Byte refers to the numeric value of the code, which is in the hexadecimal range 00 to FF and in the decimal range 0 to 255.
The primary convention used in the printer manual
for codes is <h>H or <hh>H, where each h represents one hexadecimal digit.
The secondary convention used in the printer manual
for codes is &Hhh, where again each h represents on hexadecimal digit.
N.B. this secondary convention is only used in the context of BASIC program examples.
Common codes to note in the context of this printer are
- <1B>H = &H1B => ESC escape control character (27 decimal)
- <1D>H = &H1D => GS group separator control character (29 decimal)
- <A>H = &HA => NL new line control character (13 decimal)
The primary convention used in the printer manual for characters is the glyph (A or 0 or !) for 7-bit ASCII printable characters or the name (ESC or GS) for non-printable control characters
The secondary convention used in the printer manual for a sequence (i.e. string) of printable characters,
in the context of BASIC program examples, is one or more glyphs enclosed in quotes e.g. "AAAA" for four uppercase A characters.
The secondary convention used in the printer manual for non-printable control characters,
in the context of BASIC program examples, is CHR$(&Hhh) or CHR$(d), which is a function (CHR$) that converts the hexadecimal (&Hhh) or decimal (d) code to their single corresponding character.
Key concepts to understand
- A or "A" refers a character i.e. in this case the first letter of the western alphabet
- <A>H or &HA is a code (hexadecimal A = decimal 10) of a character
- CHR$(&HA) refers to the character with code A(hex) = 10(dec) i.e.
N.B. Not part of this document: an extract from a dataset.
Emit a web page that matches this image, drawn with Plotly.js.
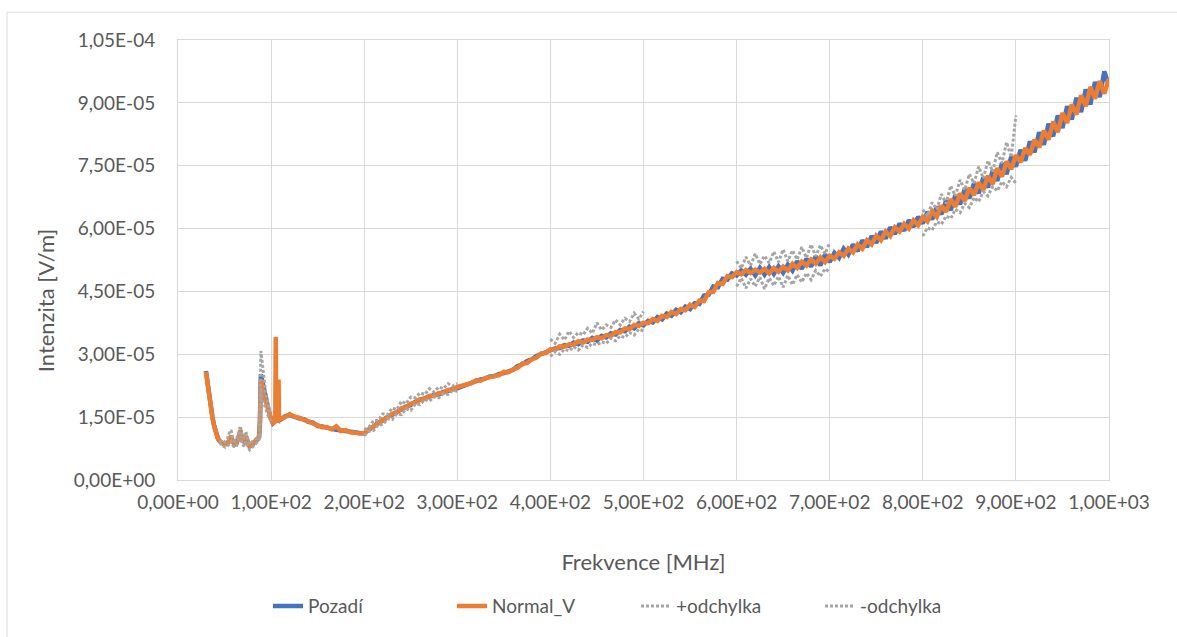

NL newline.
- LPRINT is the BASIC command to send data to the printer; you will probably never send the string "LPRINT" to this printer.
On page 78 of that manual, which tells you how to set the inter-character spacing, the header is
This tells you that it takes three characters (bytes) sent in sequence to set the spacing:
- ESC is the escape control character
- SP is the space character
- n is a user-specified single character, the code for which will be the inter-character spacing
Further down, we see the same thing, but in hexadecimal form:
- <1B>h = 1B hex = 27 decimal = the code for ESCape
- <20>H = 20 hex = 32 decimal = the code for SPace
- <n> => n will be the code of the user-specified character sent, and that code will be the spacing use
And finally, in the example on p. 78, we see this line:
Code:
LPRINT CHR$(&H1B);" ";CHR$(0);
- LPRINT is the [send to printer] BASIC command
- CHR$(&H1B) is the ESCape character
- ; (semi-colon) ensures LPRINT does not send anything, e.g. spaces, between the characters on the line
- " " is a space; it could also be CHR$(&H20) or CHR$(32)
- ; another semi-colon
- CHR$(0) is the NUL character, so n is zero, and the inter-character spacing will be zero
- ; a final semi-colon ensures LPRINT does not append line termination to the characters sent to the printer
After that, we see this line:
- LPRINT is the [send to printer] BASIC command
- "AAAA" is a string of four uppercase A characters
- ; semi-colon to prevent LPRINT send spaces
- CHR$(&HA) is the NL newline character i.e. line termination
- ; a final semi-colon to prevent LPRINT from sending an automatic line terminator
After that we see line pairs, except that CHR$(1) and CHR$(12) are used to specify inter-character
spacings of 1 (decimal) and 12 (decimal).
Note that the following three statements would produce identical results
Code:
[LIST]
[*]LPRINT CHR$(&H1B);" ";CHR$(&H20);
[*] LPRINT CHR$(&H1B);" ";CHR$(32);
[*]LPRINT CHR$(&H1B);" ";
[/LIST]
because the third character is a SPace i.e. code 32 (decimal) = code 20 (hexadecimal).
* Technically ASCII codes are all 7-bits, but we conventionally send data 8 bits (one byte) at a time, so the ASCII codes are in the low 7-bits of the sent byte and the high bit is zero.